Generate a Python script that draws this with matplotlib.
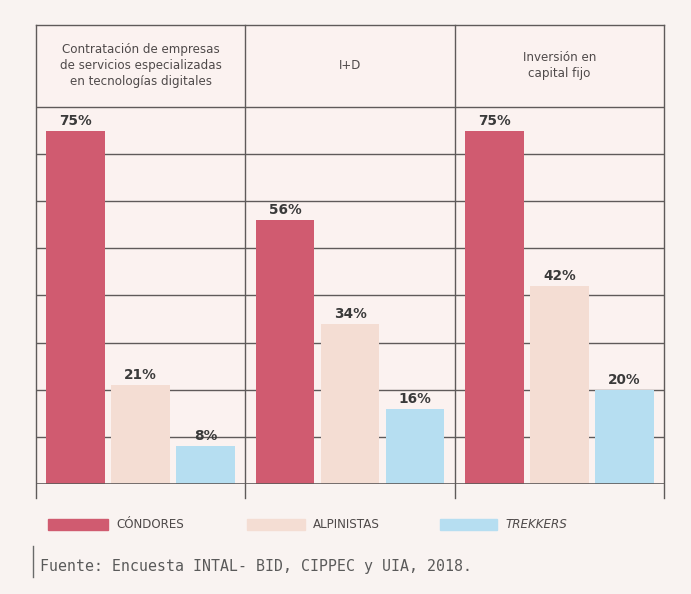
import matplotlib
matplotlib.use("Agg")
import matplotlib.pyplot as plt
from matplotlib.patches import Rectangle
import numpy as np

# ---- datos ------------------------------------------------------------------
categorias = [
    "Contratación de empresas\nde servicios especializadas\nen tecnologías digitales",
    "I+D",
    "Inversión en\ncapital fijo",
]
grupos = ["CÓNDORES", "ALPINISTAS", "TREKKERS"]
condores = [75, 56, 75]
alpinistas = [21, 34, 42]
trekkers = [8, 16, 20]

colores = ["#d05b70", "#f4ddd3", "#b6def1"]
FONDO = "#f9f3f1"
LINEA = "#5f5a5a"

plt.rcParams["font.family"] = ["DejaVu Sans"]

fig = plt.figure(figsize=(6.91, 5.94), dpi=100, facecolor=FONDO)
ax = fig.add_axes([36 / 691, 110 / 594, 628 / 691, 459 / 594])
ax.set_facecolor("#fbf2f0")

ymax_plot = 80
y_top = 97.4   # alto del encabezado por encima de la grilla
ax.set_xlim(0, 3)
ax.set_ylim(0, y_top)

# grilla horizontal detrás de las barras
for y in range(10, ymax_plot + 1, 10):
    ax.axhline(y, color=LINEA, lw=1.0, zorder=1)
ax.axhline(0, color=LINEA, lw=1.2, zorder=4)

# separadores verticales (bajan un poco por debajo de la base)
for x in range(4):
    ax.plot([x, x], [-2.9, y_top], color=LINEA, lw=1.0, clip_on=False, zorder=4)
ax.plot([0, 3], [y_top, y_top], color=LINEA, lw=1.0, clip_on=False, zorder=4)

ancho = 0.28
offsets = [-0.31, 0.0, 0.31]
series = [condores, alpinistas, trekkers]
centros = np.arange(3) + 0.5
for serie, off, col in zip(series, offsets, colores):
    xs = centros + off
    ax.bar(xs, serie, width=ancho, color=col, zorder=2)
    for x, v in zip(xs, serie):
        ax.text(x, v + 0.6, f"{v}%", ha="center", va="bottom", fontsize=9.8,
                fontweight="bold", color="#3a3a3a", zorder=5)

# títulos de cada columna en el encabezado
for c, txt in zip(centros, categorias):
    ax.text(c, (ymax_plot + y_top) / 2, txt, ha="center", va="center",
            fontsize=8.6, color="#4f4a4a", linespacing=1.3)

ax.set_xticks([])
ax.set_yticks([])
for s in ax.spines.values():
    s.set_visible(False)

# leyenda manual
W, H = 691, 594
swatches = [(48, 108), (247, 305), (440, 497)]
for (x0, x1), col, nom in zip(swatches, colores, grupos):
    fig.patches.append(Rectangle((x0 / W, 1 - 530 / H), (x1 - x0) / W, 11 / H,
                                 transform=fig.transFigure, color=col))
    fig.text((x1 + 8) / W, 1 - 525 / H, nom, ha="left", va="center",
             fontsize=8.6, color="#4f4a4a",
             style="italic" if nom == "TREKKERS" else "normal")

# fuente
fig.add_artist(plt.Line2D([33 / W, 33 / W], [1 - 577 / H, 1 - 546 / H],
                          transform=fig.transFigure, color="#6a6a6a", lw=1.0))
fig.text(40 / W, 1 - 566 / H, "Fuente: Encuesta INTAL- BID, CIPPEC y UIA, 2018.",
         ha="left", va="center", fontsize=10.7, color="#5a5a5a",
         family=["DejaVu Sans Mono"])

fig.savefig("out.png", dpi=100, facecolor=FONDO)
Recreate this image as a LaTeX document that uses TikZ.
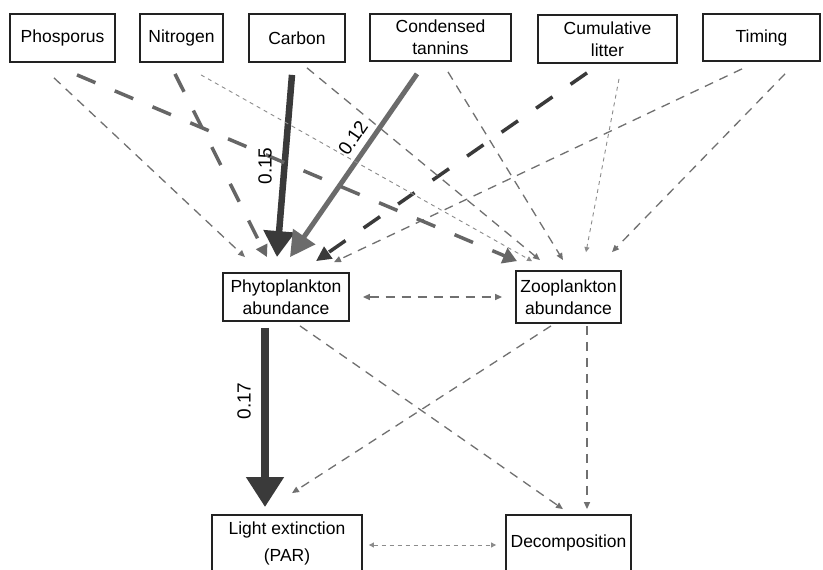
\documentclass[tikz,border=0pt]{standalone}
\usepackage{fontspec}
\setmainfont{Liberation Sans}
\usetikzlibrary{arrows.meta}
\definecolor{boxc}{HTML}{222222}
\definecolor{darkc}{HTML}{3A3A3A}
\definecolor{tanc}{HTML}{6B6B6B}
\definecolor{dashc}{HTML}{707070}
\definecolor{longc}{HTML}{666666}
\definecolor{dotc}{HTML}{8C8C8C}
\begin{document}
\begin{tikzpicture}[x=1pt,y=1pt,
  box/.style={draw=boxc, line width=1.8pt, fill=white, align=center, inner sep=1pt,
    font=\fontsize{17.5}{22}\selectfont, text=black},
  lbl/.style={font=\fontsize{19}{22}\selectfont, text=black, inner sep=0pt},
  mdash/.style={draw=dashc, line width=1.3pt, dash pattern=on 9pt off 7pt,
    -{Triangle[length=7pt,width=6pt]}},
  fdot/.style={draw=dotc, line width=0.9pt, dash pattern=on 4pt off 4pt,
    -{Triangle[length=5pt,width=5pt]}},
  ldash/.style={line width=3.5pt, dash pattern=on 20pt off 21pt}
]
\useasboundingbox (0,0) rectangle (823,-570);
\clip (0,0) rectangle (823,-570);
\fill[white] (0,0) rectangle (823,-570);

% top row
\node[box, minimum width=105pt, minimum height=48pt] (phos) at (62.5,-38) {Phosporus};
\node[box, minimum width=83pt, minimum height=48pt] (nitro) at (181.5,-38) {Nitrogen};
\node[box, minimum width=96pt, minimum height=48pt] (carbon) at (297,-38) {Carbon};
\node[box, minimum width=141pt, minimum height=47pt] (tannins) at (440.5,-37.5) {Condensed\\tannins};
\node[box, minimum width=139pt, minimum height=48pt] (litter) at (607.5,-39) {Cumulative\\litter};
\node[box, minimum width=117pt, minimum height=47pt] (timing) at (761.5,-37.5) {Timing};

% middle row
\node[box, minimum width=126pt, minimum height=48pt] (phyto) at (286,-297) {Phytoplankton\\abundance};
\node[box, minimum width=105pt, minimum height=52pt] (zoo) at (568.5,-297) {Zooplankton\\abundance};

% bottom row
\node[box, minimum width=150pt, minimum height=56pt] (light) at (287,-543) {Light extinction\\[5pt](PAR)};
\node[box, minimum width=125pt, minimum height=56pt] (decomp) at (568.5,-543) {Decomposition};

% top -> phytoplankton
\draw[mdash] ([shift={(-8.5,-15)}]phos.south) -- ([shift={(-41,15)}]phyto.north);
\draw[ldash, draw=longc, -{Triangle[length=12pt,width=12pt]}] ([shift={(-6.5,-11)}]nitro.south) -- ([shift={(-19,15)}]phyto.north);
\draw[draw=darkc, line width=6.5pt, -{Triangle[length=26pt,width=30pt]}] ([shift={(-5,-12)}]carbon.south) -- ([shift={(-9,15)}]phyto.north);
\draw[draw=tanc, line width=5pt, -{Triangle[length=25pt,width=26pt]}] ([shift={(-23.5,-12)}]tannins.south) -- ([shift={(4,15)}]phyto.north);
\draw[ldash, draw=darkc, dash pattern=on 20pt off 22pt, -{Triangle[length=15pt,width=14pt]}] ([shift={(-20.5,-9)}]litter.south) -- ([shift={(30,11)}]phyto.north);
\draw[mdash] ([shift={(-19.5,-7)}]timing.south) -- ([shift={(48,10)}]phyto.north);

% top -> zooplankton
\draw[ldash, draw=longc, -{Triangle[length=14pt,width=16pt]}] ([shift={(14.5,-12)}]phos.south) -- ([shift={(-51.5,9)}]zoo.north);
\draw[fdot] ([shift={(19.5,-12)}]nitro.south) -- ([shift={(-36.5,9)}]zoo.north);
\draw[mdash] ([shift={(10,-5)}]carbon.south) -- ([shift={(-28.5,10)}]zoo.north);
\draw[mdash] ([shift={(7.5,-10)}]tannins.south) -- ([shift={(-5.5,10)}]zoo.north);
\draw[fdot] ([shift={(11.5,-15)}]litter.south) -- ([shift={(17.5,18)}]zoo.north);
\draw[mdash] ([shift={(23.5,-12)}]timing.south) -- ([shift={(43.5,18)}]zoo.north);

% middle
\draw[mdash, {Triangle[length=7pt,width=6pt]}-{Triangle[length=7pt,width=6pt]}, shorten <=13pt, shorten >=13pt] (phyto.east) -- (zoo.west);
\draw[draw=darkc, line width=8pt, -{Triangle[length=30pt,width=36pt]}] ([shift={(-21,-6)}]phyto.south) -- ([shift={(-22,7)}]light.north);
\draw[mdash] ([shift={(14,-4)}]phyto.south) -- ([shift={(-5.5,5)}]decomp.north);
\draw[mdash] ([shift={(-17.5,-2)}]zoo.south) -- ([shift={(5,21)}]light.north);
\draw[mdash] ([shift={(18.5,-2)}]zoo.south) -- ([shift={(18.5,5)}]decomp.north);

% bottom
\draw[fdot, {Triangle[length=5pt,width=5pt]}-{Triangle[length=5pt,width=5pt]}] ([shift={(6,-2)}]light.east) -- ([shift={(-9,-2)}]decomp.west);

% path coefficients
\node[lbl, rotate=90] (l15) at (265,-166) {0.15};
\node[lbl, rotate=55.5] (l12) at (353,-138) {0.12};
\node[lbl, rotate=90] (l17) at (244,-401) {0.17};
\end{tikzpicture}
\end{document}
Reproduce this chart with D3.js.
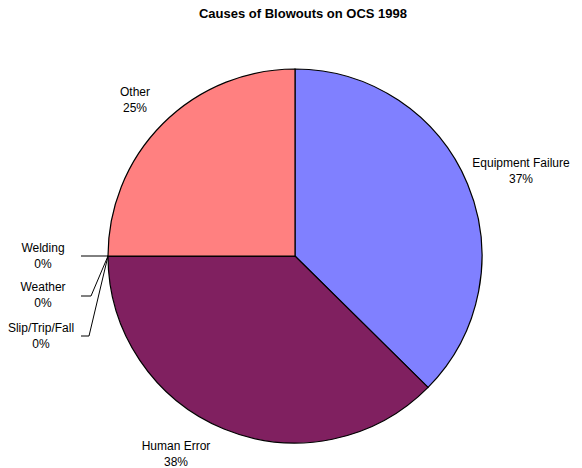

JOB. Each line from the top of the material through the line containing "import numpy as np" should be reproduced exactly; please drop any images.

TASK RESPONSE.
Generate a Python script that draws this with matplotlib.
import matplotlib
matplotlib.use("Agg")
import matplotlib.pyplot as plt
from matplotlib.patches import Rectangle
import numpy as np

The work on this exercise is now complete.